The key findings of the report are:
- Both markets will see growth; however, both markets will have their challenges
- The characteristics of the GB market means it will see more significant growth than Australia, with price cannibalisation a consequential risk, particularly for subsidy-free wind
- There are excellent opportunities for wind in Australia if obstacles relating to volatile drivers of revenue can be navigated and addressed
Discussing the research in the insight paper, Gareth Miller CEO of Cornwall Insight said, “Wind will play different roles in the future of both Australian and GB energy markets, with GB likely to see a much greater expansion of its already extensive wind capacity base. However, Australia also presents significant opportunities for wind developers, particularly in certain regions.”
The insight paper found that the GB wind market has some distinct advantages over its Australian counterpart, as there are no equivalent risks around changes to network loss factors for investors to deal with. Coupled with, a greater network resilience and system services that are already beginning to explore the value wind can bring to delivering a smart, low carbon and flexible system, makes it a perfect breeding ground for wind projects.
Australia, on the other hand, faces a difficult challenge of loss factors to contend with. System operators have also been directing thermal plant to meet system needs of wind variability, even if such plants are out of the money, which has the potential to distort energy-only markets. Wind is also often being built at the periphery of a less resilient network not always as well interconnected as it could be.
However, some common themes link the two countries “wind capacity and output, and the challenges and opportunities this creates in terms of integration with markets originally designed around centrally connected, thermal power stations”, Gareth pointed out.
Going further Gareth explained how in both markets’ investment flows will rely on trying to predict uncontrollable revenue influencers either in the form of power prices or regulatory factors that can influence a wind projects ability to capture them.
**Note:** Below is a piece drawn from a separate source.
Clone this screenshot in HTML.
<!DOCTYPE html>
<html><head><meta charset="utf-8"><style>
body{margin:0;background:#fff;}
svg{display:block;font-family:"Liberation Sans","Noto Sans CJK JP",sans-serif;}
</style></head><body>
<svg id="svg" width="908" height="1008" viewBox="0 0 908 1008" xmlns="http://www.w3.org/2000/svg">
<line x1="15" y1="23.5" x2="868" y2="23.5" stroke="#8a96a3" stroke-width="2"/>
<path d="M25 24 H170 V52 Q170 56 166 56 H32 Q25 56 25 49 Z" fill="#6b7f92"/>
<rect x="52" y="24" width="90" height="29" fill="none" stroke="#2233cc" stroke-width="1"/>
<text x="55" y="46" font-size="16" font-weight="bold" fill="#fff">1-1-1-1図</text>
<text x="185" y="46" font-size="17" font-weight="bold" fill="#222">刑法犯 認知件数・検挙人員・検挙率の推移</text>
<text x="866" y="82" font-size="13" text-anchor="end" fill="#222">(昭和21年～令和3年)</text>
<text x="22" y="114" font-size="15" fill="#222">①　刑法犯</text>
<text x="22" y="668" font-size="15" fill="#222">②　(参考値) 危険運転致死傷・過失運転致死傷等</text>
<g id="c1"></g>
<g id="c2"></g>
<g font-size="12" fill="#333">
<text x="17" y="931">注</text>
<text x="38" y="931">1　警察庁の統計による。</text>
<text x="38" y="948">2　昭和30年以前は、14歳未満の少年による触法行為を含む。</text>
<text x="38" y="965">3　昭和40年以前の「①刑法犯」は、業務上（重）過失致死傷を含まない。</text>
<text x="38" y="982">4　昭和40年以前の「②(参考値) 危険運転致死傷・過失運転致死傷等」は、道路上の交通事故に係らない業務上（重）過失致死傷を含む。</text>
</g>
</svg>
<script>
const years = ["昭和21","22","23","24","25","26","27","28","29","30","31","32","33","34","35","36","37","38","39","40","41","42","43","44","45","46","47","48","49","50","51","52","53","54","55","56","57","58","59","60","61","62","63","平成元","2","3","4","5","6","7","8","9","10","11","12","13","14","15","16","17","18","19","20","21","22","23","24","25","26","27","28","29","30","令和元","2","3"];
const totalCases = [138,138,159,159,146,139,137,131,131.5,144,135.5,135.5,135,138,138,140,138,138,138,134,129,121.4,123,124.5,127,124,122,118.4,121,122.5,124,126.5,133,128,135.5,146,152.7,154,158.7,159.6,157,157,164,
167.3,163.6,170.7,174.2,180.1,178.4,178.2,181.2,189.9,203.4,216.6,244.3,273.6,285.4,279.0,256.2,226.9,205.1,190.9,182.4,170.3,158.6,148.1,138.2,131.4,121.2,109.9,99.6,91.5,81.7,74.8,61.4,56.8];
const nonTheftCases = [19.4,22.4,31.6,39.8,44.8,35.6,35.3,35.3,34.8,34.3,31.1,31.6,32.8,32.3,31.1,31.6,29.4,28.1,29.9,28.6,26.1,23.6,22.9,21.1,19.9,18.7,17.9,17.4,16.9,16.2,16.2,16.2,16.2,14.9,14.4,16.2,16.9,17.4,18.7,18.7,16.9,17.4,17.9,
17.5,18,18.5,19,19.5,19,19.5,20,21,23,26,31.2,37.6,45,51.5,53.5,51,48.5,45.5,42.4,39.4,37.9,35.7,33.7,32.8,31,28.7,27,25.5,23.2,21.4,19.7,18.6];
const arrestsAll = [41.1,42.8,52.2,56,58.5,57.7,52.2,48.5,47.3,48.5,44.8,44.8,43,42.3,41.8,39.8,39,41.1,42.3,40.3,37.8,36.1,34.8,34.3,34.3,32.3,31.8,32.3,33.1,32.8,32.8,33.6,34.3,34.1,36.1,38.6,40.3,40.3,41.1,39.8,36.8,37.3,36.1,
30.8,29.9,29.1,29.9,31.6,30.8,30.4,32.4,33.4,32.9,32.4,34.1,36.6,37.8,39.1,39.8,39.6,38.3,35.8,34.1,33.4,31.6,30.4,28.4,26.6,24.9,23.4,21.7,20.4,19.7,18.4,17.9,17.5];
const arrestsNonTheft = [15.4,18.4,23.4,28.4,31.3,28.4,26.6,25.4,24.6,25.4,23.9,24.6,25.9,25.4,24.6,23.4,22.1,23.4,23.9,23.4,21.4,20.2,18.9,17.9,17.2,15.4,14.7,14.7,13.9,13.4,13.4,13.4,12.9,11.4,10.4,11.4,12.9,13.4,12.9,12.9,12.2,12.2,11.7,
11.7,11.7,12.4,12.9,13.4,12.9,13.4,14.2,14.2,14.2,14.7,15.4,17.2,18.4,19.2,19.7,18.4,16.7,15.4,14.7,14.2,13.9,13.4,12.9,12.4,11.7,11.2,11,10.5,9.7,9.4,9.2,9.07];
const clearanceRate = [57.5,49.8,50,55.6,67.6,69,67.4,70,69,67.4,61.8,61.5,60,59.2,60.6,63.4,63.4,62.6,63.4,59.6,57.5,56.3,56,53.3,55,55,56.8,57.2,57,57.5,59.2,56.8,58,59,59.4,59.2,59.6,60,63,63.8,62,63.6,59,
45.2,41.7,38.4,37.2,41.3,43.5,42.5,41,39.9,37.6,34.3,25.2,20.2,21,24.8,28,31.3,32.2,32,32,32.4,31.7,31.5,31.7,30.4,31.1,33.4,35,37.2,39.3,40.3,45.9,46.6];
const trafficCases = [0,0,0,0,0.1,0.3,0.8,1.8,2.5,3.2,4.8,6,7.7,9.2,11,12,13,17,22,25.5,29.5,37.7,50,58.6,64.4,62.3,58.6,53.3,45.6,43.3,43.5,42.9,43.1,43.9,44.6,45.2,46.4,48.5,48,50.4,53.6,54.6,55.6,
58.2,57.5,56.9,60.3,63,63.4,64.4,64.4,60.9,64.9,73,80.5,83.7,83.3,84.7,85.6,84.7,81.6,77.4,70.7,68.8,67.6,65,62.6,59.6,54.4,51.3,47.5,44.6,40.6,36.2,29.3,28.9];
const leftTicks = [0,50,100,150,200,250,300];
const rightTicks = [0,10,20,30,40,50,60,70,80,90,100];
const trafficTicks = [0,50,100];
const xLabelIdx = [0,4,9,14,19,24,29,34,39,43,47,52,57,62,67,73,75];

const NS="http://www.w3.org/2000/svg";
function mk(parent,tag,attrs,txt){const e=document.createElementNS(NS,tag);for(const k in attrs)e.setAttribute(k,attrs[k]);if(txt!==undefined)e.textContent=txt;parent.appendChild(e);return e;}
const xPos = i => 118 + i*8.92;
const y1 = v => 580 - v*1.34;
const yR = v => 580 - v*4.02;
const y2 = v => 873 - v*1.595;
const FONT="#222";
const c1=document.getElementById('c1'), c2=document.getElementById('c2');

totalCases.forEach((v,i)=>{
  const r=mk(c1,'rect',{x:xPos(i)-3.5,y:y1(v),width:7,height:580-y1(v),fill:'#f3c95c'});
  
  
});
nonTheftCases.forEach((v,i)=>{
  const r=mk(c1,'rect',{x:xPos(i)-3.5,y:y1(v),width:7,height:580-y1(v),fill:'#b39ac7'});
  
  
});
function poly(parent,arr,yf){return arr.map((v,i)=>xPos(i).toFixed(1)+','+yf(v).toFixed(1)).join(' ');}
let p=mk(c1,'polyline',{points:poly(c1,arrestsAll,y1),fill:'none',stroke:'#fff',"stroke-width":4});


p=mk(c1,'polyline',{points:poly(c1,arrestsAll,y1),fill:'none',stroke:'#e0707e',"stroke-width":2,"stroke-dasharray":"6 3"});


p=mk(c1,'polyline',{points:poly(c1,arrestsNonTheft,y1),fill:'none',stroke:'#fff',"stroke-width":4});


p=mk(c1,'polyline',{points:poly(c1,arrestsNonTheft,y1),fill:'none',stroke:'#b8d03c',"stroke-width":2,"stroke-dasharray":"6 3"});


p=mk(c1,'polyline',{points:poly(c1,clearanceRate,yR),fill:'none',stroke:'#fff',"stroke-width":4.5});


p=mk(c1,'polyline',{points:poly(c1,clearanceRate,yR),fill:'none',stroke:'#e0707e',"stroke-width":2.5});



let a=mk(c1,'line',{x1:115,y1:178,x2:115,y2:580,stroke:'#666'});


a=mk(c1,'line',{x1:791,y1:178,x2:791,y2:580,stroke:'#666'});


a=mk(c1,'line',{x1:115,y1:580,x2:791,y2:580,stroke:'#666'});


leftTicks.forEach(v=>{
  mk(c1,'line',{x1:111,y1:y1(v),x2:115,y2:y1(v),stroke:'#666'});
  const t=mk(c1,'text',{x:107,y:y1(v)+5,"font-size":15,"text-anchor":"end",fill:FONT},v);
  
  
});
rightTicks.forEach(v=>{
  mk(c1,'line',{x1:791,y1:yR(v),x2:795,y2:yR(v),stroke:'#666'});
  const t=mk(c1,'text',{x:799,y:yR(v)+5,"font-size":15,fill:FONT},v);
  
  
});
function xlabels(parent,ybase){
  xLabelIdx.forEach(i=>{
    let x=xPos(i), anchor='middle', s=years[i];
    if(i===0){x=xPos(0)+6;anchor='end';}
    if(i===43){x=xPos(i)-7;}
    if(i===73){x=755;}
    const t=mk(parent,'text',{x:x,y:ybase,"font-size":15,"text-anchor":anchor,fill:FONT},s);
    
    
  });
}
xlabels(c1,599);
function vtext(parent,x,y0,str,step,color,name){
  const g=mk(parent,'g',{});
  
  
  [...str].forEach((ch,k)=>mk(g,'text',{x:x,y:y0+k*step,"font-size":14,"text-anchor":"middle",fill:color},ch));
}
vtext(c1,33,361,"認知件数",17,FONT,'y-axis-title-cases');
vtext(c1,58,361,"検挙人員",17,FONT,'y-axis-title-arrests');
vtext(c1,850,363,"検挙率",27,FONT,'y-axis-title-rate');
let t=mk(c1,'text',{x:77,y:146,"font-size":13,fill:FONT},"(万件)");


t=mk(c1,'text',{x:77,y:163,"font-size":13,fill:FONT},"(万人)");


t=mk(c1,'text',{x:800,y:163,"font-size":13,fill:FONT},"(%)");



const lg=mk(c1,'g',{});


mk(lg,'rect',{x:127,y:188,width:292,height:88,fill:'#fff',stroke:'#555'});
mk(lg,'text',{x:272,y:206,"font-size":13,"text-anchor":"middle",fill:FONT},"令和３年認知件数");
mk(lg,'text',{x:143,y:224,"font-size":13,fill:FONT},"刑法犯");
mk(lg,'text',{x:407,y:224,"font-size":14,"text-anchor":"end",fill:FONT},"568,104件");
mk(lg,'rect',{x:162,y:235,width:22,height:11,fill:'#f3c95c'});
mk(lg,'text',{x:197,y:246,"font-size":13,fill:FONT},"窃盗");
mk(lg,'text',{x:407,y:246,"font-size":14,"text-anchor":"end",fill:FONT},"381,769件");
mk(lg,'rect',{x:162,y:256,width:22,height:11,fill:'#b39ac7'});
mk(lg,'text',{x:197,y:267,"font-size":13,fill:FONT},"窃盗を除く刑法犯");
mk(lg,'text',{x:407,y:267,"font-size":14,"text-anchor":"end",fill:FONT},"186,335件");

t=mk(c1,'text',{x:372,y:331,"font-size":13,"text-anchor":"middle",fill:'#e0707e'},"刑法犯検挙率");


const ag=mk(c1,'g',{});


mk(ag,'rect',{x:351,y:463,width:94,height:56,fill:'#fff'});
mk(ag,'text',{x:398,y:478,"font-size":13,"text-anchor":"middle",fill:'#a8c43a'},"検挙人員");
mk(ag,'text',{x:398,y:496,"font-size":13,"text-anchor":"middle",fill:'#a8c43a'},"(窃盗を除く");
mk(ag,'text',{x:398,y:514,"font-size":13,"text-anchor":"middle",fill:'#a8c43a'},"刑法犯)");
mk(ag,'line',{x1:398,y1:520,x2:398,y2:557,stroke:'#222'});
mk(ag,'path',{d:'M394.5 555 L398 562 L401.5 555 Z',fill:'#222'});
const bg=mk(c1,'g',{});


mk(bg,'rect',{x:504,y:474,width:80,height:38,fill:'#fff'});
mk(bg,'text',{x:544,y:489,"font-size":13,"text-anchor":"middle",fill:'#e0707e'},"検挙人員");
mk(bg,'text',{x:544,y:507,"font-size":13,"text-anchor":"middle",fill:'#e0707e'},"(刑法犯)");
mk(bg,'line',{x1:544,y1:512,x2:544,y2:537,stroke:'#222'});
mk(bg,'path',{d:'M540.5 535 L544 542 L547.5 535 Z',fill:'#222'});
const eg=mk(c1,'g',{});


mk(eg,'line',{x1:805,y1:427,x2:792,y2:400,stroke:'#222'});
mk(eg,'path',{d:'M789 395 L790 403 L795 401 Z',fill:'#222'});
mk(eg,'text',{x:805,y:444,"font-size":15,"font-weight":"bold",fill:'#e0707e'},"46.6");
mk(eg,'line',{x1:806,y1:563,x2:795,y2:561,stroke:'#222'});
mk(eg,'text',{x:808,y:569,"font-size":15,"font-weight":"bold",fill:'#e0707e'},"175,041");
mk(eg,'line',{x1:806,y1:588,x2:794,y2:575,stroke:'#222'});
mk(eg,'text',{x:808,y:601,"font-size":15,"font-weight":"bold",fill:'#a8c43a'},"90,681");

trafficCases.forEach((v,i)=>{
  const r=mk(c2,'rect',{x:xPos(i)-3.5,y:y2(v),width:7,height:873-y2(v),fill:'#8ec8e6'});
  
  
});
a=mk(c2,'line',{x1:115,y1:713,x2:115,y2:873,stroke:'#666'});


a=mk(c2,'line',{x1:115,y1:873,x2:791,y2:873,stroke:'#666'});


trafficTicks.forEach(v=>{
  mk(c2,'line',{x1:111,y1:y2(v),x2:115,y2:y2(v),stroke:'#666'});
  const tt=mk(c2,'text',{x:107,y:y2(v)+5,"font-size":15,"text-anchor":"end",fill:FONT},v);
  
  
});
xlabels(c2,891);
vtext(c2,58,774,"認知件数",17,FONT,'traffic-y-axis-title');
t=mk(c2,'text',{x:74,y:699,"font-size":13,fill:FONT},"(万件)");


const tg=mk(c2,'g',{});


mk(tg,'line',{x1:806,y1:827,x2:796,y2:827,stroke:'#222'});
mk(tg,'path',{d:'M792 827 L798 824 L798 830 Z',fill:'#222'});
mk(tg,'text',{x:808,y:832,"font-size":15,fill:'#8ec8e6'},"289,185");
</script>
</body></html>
It is not just the markets that will that have similar characteristics with successful players in both markets sharing common ground as well. These include “deploying strong quantitative estimation of future cash flows and secondly, an ability to discern and link up the most significant changes emerging from detailed and dynamically changing policies and regulations. In both cases, and Australian and GB markets, Cornwall Insight is here to help wind companies thrive and succeed,” Gareth explained.